JOBS CRISIS: Why Ipswich workers fear for their future
AN ABATTOIR worker has revealed the hundreds of employees who will lose their jobs when the business closes next month are terrified to speak out.
The long-term employee, who asked not to be named for fear of losing his entitlements, said the entire workforce was stunned when the announcement was made at a mass meeting on Monday.
The employee, the sole breadwinner for his family of four, now faces losing his home after about 20 years of working at the abattoir, unless he can find a new job.
"When I went home and told my wife, the first thing she said was, 'We're screwed. How will we pay the mortgage?'," he said.
His children are young adults but still live at home and are partially financially dependent on him and his wife, who works about 30 hours a week.
If he can't secure another job within the month after the last day of operation on September 28, losing the house is a possibility which would leave him, his wife and children homeless.

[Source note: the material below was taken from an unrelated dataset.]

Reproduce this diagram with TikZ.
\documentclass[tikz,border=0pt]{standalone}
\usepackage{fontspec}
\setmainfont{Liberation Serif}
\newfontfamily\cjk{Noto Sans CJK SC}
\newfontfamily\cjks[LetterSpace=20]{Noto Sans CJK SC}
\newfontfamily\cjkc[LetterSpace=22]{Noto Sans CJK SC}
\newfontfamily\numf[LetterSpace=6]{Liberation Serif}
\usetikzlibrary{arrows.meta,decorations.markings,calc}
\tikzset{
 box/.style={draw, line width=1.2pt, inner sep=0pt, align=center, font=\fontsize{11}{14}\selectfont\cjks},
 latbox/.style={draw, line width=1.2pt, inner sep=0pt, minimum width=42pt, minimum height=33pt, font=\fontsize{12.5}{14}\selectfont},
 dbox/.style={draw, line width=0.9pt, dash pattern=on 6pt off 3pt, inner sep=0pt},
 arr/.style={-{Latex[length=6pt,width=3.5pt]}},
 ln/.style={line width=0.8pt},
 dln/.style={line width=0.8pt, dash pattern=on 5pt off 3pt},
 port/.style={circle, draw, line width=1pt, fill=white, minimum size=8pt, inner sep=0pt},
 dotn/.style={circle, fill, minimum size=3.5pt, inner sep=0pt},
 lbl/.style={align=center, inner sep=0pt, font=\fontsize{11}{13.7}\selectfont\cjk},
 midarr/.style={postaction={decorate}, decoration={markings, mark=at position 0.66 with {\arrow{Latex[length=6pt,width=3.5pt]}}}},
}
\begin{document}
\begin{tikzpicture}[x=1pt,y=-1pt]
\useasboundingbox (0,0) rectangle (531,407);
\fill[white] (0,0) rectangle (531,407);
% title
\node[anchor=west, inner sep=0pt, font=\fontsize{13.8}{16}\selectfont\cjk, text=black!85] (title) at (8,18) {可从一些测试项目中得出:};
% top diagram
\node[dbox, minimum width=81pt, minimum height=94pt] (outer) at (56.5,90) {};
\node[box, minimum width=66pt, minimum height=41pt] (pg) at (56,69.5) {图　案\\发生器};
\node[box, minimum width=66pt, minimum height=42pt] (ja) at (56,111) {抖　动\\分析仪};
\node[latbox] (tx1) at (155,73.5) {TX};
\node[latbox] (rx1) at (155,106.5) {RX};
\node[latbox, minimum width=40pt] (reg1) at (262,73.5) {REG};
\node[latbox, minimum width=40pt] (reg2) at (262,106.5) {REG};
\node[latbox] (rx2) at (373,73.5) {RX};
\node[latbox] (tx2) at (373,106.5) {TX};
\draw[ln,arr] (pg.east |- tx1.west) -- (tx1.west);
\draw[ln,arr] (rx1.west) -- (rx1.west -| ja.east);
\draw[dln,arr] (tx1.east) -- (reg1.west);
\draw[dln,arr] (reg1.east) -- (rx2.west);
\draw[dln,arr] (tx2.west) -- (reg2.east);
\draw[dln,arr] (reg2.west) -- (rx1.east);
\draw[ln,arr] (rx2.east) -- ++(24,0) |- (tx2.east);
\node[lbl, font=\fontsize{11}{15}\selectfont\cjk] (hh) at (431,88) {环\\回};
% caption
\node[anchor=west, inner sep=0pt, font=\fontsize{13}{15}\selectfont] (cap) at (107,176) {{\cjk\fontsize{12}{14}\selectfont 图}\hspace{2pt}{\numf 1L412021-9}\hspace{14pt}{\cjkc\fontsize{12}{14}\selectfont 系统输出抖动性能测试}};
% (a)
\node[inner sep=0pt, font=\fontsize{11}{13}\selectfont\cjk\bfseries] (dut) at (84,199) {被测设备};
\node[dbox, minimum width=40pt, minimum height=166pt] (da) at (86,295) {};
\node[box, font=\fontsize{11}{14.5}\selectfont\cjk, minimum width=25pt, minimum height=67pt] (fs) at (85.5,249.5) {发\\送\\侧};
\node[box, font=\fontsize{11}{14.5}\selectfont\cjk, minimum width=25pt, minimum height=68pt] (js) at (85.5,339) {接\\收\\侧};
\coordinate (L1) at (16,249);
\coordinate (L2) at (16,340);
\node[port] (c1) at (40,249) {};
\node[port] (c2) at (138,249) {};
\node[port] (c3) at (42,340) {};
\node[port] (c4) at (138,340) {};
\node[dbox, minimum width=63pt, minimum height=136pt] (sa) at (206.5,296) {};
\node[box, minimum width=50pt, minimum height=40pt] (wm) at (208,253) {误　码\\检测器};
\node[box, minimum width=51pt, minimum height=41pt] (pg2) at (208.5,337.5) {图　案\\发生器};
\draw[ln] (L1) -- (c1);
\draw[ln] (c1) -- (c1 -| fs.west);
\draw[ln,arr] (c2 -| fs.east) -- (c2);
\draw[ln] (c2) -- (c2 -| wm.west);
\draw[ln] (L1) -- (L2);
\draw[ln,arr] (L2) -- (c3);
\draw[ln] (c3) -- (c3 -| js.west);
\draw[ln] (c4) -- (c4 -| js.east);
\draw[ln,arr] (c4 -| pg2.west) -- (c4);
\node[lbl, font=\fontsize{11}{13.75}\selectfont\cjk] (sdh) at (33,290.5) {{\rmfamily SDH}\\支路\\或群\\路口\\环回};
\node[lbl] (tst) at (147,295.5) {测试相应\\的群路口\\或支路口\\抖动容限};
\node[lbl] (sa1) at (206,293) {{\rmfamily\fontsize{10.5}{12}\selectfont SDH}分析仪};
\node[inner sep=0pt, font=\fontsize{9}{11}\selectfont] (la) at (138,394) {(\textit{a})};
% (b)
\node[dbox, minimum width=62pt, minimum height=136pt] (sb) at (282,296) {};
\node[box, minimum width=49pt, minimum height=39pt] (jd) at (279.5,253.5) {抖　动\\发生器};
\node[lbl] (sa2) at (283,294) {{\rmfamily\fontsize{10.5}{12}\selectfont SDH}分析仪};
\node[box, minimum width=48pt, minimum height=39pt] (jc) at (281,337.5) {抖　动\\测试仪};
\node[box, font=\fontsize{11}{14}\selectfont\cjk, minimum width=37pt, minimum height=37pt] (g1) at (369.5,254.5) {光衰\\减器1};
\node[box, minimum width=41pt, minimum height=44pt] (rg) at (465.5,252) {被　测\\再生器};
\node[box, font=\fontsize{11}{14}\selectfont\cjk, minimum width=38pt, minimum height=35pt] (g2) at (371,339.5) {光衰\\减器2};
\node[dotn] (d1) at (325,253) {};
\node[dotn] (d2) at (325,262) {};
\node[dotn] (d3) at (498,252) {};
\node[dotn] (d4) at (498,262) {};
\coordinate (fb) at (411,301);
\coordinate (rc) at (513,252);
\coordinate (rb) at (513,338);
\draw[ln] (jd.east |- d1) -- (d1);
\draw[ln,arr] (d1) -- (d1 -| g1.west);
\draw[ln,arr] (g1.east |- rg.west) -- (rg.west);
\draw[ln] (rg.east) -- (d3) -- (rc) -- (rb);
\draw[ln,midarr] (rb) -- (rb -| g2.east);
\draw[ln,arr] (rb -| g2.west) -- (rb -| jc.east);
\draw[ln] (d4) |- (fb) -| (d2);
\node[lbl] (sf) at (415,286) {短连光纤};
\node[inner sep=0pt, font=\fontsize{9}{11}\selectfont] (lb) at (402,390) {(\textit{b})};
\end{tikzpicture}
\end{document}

"My wife and I are trying to work out a budget," the employee said.
"She is trying to be supportive and hopefully I will be right for about a month while I try to find another job outside the meat industry.
"If that doesn't work, I will try to apply at other abattoirs.
"It's tough for us but there are people worse off than me. Some of the younger guys have come here straight out of school and they don't have any formal qualifications. It will be hardest for them."
The employee said a lot of the blame for the closure had been placed on the abattoir owners which he said was unfair.
"It's not fair to just blame the abattoir owners, there are other circumstances at play. I've enjoyed working here," the employee said.
At Churchill, the abattoir and boning room will close next month but one part of the operation, the case ready room, will remain open until July.
Churchill Abattoir hopes to re-open as an export plant, a plan owners have been working towards but without interest from investors.